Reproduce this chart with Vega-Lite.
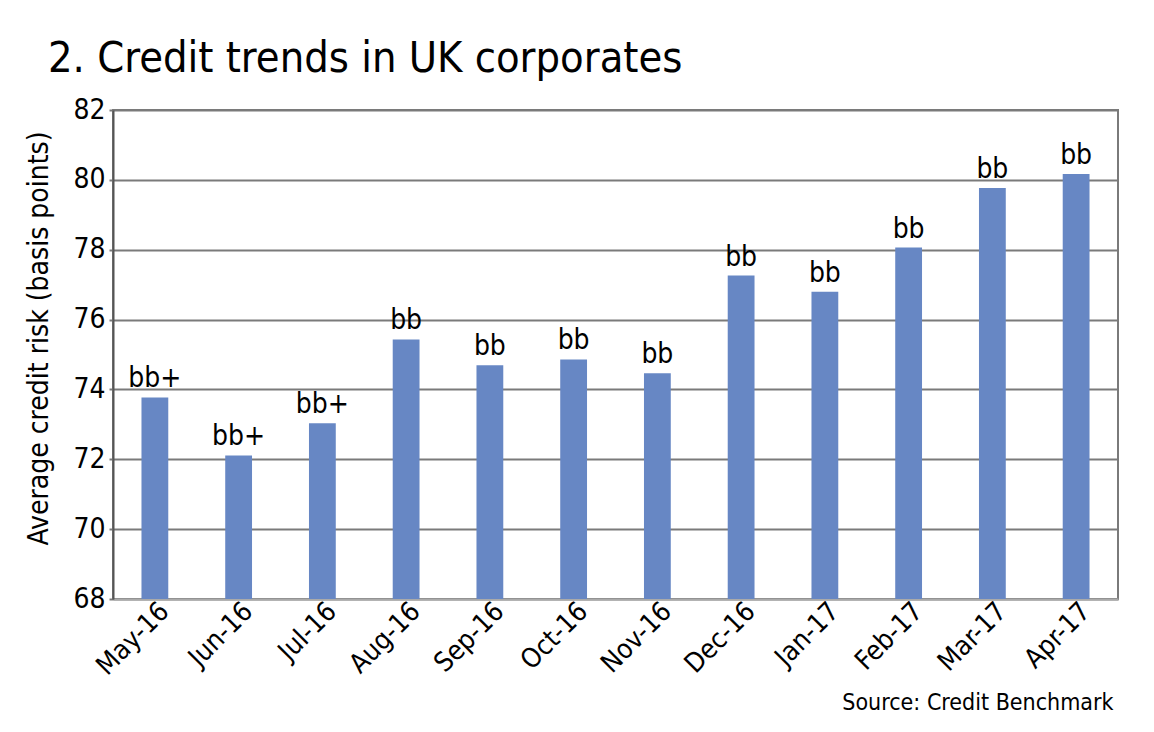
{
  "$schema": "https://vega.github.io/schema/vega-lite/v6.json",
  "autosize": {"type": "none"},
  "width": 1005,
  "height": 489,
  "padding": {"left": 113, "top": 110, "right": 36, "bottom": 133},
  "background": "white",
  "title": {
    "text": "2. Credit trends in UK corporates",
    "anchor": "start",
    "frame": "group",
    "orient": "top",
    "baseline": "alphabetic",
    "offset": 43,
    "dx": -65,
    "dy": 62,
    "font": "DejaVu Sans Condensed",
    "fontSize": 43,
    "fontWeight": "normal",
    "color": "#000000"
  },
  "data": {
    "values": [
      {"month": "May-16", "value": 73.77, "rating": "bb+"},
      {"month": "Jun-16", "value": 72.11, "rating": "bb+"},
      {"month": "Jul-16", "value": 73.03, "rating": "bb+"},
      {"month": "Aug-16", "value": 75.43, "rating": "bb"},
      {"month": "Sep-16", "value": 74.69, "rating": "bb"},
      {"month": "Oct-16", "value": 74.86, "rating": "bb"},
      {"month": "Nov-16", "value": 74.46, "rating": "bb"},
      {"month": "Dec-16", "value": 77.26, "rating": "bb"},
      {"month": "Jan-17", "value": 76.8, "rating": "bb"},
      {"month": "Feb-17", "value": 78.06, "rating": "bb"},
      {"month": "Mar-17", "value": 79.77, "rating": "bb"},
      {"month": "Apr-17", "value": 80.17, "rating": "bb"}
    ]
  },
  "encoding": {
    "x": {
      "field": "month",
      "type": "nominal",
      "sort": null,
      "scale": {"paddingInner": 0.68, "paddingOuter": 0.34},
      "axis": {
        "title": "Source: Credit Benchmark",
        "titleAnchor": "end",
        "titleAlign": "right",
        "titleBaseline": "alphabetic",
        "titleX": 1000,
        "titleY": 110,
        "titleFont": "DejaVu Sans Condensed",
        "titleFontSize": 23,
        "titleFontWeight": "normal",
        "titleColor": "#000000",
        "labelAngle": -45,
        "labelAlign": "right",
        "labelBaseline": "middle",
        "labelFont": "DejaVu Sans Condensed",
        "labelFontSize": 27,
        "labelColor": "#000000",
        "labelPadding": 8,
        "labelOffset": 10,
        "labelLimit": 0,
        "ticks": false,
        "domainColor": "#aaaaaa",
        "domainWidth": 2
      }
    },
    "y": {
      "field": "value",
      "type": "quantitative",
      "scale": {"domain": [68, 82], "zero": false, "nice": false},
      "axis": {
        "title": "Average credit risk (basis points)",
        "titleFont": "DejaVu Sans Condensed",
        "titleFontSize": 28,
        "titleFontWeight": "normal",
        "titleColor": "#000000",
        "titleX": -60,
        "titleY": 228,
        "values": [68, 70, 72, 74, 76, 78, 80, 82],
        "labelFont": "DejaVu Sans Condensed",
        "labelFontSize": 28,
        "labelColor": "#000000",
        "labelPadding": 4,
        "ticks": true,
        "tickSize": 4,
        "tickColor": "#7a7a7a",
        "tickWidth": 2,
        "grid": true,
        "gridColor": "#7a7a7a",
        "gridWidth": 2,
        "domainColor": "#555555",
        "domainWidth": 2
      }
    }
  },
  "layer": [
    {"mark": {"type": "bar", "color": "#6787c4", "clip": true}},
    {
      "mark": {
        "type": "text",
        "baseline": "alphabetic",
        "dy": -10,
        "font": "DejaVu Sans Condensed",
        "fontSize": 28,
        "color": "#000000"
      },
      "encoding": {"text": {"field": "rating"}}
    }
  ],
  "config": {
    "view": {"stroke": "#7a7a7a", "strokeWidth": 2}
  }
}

.....

> _What is expected_
Without the pictures, print the whole listing exactly as given.

> _Problem solution_
Reproduce this chart with Vega-Lite.
{
  "$schema": "https://vega.github.io/schema/vega-lite/v6.json",
  "autosize": {"type": "none"},
  "width": 1005,
  "height": 489,
  "padding": {"left": 113, "top": 110, "right": 36, "bottom": 133},
  "background": "white",
  "title": {
    "text": "2. Credit trends in UK corporates",
    "anchor": "start",
    "frame": "group",
    "orient": "top",
    "baseline": "alphabetic",
    "offset": 43,
    "dx": -65,
    "dy": 62,
    "font": "DejaVu Sans Condensed",
    "fontSize": 43,
    "fontWeight": "normal",
    "color": "#000000"
  },
  "data": {
    "values": [
      {"month": "May-16", "value": 73.77, "rating": "bb+"},
      {"month": "Jun-16", "value": 72.11, "rating": "bb+"},
      {"month": "Jul-16", "value": 73.03, "rating": "bb+"},
      {"month": "Aug-16", "value": 75.43, "rating": "bb"},
      {"month": "Sep-16", "value": 74.69, "rating": "bb"},
      {"month": "Oct-16", "value": 74.86, "rating": "bb"},
      {"month": "Nov-16", "value": 74.46, "rating": "bb"},
      {"month": "Dec-16", "value": 77.26, "rating": "bb"},
      {"month": "Jan-17", "value": 76.8, "rating": "bb"},
      {"month": "Feb-17", "value": 78.06, "rating": "bb"},
      {"month": "Mar-17", "value": 79.77, "rating": "bb"},
      {"month": "Apr-17", "value": 80.17, "rating": "bb"}
    ]
  },
  "encoding": {
    "x": {
      "field": "month",
      "type": "nominal",
      "sort": null,
      "scale": {"paddingInner": 0.68, "paddingOuter": 0.34},
      "axis": {
        "title": "Source: Credit Benchmark",
        "titleAnchor": "end",
        "titleAlign": "right",
        "titleBaseline": "alphabetic",
        "titleX": 1000,
        "titleY": 110,
        "titleFont": "DejaVu Sans Condensed",
        "titleFontSize": 23,
        "titleFontWeight": "normal",
        "titleColor": "#000000",
        "labelAngle": -45,
        "labelAlign": "right",
        "labelBaseline": "middle",
        "labelFont": "DejaVu Sans Condensed",
        "labelFontSize": 27,
        "labelColor": "#000000",
        "labelPadding": 8,
        "labelOffset": 10,
        "labelLimit": 0,
        "ticks": false,
        "domainColor": "#aaaaaa",
        "domainWidth": 2
      }
    },
    "y": {
      "field": "value",
      "type": "quantitative",
      "scale": {"domain": [68, 82], "zero": false, "nice": false},
      "axis": {
        "title": "Average credit risk (basis points)",
        "titleFont": "DejaVu Sans Condensed",
        "titleFontSize": 28,
        "titleFontWeight": "normal",
        "titleColor": "#000000",
        "titleX": -60,
        "titleY": 228,
        "values": [68, 70, 72, 74, 76, 78, 80, 82],
        "labelFont": "DejaVu Sans Condensed",
        "labelFontSize": 28,
        "labelColor": "#000000",
        "labelPadding": 4,
        "ticks": true,
        "tickSize": 4,
        "tickColor": "#7a7a7a",
        "tickWidth": 2,
        "grid": true,
        "gridColor": "#7a7a7a",
        "gridWidth": 2,
        "domainColor": "#555555",
        "domainWidth": 2
      }
    }
  },
  "layer": [
    {"mark": {"type": "bar", "color": "#6787c4", "clip": true}},
    {
      "mark": {
        "type": "text",
        "baseline": "alphabetic",
        "dy": -10,
        "font": "DejaVu Sans Condensed",
        "fontSize": 28,
        "color": "#000000"
      },
      "encoding": {"text": {"field": "rating"}}
    }
  ],
  "config": {
    "view": {"stroke": "#7a7a7a", "strokeWidth": 2}
  }
}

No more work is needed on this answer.